Written task →
In the listing below, find the line that contains "Clone this chart in seaborn and matplotlib." and the line that contains "val_px = (ylo_px - yhi_px) / (vmax - vmin)". Quote both and every line between them, exactly, and nothing more.

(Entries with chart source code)
──────
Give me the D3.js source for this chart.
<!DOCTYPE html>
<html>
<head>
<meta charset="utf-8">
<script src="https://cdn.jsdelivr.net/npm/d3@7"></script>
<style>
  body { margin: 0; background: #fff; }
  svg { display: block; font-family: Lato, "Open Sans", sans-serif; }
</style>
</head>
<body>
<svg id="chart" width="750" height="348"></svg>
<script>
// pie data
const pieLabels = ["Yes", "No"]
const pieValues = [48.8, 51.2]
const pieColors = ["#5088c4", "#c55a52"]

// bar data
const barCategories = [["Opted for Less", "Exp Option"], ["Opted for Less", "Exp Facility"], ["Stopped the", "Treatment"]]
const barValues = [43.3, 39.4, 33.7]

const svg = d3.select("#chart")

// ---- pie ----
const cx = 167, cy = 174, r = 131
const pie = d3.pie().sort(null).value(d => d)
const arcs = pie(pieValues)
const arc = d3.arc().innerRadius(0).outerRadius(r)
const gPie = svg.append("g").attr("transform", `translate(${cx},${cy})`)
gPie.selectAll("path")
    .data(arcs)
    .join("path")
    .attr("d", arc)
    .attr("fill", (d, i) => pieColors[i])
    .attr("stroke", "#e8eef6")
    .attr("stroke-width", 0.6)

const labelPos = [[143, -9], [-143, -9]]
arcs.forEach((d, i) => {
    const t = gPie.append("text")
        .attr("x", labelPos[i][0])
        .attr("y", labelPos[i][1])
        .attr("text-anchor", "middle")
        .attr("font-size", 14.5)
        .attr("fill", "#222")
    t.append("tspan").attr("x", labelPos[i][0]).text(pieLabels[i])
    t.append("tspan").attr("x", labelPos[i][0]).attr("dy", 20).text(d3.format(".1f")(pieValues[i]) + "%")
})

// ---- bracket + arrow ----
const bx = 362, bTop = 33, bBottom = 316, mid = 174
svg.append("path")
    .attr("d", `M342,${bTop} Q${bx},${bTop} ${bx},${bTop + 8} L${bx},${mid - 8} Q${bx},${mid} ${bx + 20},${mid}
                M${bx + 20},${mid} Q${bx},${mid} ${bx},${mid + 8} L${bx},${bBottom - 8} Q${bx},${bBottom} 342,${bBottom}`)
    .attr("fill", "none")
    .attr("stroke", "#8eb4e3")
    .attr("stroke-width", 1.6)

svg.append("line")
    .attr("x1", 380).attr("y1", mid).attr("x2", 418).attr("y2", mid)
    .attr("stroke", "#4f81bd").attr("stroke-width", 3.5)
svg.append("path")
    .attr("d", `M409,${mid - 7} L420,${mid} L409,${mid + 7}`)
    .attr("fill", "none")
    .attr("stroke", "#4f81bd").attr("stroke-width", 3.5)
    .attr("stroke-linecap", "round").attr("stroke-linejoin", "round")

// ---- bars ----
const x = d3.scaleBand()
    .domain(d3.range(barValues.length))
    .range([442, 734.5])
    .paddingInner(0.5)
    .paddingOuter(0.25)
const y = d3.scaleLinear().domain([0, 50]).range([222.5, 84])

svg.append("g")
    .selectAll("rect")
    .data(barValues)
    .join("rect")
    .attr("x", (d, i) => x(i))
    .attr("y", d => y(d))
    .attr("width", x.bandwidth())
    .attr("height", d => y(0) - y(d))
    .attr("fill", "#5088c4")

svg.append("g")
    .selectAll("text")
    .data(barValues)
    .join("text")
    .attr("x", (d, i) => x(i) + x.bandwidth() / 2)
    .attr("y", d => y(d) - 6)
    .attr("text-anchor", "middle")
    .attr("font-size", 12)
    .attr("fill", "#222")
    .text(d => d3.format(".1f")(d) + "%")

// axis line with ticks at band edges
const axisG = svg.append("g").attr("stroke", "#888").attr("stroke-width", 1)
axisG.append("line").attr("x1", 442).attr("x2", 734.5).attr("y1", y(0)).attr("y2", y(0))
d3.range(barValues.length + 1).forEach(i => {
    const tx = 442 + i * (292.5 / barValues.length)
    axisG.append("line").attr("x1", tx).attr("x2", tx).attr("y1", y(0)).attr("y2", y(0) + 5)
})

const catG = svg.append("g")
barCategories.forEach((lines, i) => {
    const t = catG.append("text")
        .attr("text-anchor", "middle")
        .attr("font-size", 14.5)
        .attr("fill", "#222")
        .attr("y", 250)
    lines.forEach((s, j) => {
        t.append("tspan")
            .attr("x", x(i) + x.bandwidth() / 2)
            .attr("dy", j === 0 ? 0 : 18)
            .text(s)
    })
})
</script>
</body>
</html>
──────
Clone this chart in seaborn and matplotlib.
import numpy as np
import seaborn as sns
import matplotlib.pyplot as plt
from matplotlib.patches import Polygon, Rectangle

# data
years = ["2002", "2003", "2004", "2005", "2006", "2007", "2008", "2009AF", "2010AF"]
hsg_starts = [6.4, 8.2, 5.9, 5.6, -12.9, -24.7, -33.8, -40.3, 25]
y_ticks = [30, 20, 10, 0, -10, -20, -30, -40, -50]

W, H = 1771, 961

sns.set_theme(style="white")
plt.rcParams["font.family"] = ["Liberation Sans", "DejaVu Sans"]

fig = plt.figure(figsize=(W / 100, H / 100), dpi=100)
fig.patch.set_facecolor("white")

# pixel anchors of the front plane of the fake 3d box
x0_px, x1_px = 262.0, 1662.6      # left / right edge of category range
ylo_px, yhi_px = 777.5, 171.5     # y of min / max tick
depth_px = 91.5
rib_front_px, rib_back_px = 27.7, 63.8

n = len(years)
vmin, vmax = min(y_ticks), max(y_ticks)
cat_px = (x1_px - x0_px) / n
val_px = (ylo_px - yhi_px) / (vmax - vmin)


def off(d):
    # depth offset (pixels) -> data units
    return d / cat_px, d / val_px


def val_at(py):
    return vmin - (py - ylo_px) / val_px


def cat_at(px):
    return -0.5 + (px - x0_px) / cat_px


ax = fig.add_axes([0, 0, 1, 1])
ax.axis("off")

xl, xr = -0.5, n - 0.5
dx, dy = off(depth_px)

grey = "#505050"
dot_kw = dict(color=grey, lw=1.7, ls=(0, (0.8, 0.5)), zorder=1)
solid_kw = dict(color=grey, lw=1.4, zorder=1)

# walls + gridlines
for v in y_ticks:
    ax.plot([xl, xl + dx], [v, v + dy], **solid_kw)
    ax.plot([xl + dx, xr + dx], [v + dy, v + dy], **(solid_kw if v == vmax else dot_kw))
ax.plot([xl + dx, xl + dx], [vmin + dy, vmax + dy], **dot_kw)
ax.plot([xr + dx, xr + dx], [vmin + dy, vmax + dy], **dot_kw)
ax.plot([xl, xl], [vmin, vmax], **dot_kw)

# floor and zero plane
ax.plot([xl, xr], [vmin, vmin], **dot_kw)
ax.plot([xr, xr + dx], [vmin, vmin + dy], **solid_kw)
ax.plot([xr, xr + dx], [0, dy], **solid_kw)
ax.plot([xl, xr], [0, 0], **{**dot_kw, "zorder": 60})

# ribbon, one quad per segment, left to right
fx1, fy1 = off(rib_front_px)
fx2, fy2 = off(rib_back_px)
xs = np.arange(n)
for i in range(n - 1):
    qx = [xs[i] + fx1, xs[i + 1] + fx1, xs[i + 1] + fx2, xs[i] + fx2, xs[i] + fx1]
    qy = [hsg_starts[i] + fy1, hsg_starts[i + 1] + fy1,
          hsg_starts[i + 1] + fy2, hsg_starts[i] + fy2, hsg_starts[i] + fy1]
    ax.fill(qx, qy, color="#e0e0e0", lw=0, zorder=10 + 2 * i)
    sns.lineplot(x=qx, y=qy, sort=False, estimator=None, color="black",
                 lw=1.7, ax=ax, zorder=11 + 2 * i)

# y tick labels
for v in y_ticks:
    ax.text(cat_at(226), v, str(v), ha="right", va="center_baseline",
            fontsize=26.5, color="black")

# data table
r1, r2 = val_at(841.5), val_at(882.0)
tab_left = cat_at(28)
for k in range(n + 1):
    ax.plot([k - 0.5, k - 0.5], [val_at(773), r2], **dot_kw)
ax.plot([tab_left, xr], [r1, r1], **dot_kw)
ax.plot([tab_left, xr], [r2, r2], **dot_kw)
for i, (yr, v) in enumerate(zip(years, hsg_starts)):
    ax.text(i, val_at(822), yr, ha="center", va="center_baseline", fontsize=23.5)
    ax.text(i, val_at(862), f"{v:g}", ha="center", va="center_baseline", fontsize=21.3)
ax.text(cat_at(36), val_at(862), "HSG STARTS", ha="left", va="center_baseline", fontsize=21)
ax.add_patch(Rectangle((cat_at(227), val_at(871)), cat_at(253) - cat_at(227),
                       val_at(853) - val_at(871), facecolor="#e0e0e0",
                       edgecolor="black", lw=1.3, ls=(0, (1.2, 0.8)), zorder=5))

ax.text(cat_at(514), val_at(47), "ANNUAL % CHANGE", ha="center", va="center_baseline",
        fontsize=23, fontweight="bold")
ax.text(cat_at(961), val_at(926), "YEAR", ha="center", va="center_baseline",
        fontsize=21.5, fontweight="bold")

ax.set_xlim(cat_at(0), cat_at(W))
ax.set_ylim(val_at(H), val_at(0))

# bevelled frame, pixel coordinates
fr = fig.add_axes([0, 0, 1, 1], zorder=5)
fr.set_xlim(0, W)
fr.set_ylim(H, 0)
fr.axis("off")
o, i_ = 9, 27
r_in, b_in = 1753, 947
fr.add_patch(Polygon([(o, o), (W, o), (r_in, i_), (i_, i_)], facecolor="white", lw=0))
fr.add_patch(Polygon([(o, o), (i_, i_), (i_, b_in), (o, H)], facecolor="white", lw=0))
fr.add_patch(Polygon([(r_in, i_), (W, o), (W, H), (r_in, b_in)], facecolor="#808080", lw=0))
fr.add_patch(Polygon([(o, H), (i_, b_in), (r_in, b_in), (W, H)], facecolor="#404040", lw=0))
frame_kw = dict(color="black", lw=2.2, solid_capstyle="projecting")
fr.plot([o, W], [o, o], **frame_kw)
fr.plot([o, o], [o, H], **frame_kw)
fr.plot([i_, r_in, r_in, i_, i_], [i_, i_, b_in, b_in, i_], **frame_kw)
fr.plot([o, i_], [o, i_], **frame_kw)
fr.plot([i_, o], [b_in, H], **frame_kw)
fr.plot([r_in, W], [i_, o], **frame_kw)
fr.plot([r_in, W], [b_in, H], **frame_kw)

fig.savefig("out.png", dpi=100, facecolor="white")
──────
The output →
Clone this chart in seaborn and matplotlib.
import numpy as np
import seaborn as sns
import matplotlib.pyplot as plt
from matplotlib.patches import Polygon, Rectangle

# data
years = ["2002", "2003", "2004", "2005", "2006", "2007", "2008", "2009AF", "2010AF"]
hsg_starts = [6.4, 8.2, 5.9, 5.6, -12.9, -24.7, -33.8, -40.3, 25]
y_ticks = [30, 20, 10, 0, -10, -20, -30, -40, -50]

W, H = 1771, 961

sns.set_theme(style="white")
plt.rcParams["font.family"] = ["Liberation Sans", "DejaVu Sans"]

fig = plt.figure(figsize=(W / 100, H / 100), dpi=100)
fig.patch.set_facecolor("white")

# pixel anchors of the front plane of the fake 3d box
x0_px, x1_px = 262.0, 1662.6      # left / right edge of category range
ylo_px, yhi_px = 777.5, 171.5     # y of min / max tick
depth_px = 91.5
rib_front_px, rib_back_px = 27.7, 63.8

n = len(years)
vmin, vmax = min(y_ticks), max(y_ticks)
cat_px = (x1_px - x0_px) / n
val_px = (ylo_px - yhi_px) / (vmax - vmin)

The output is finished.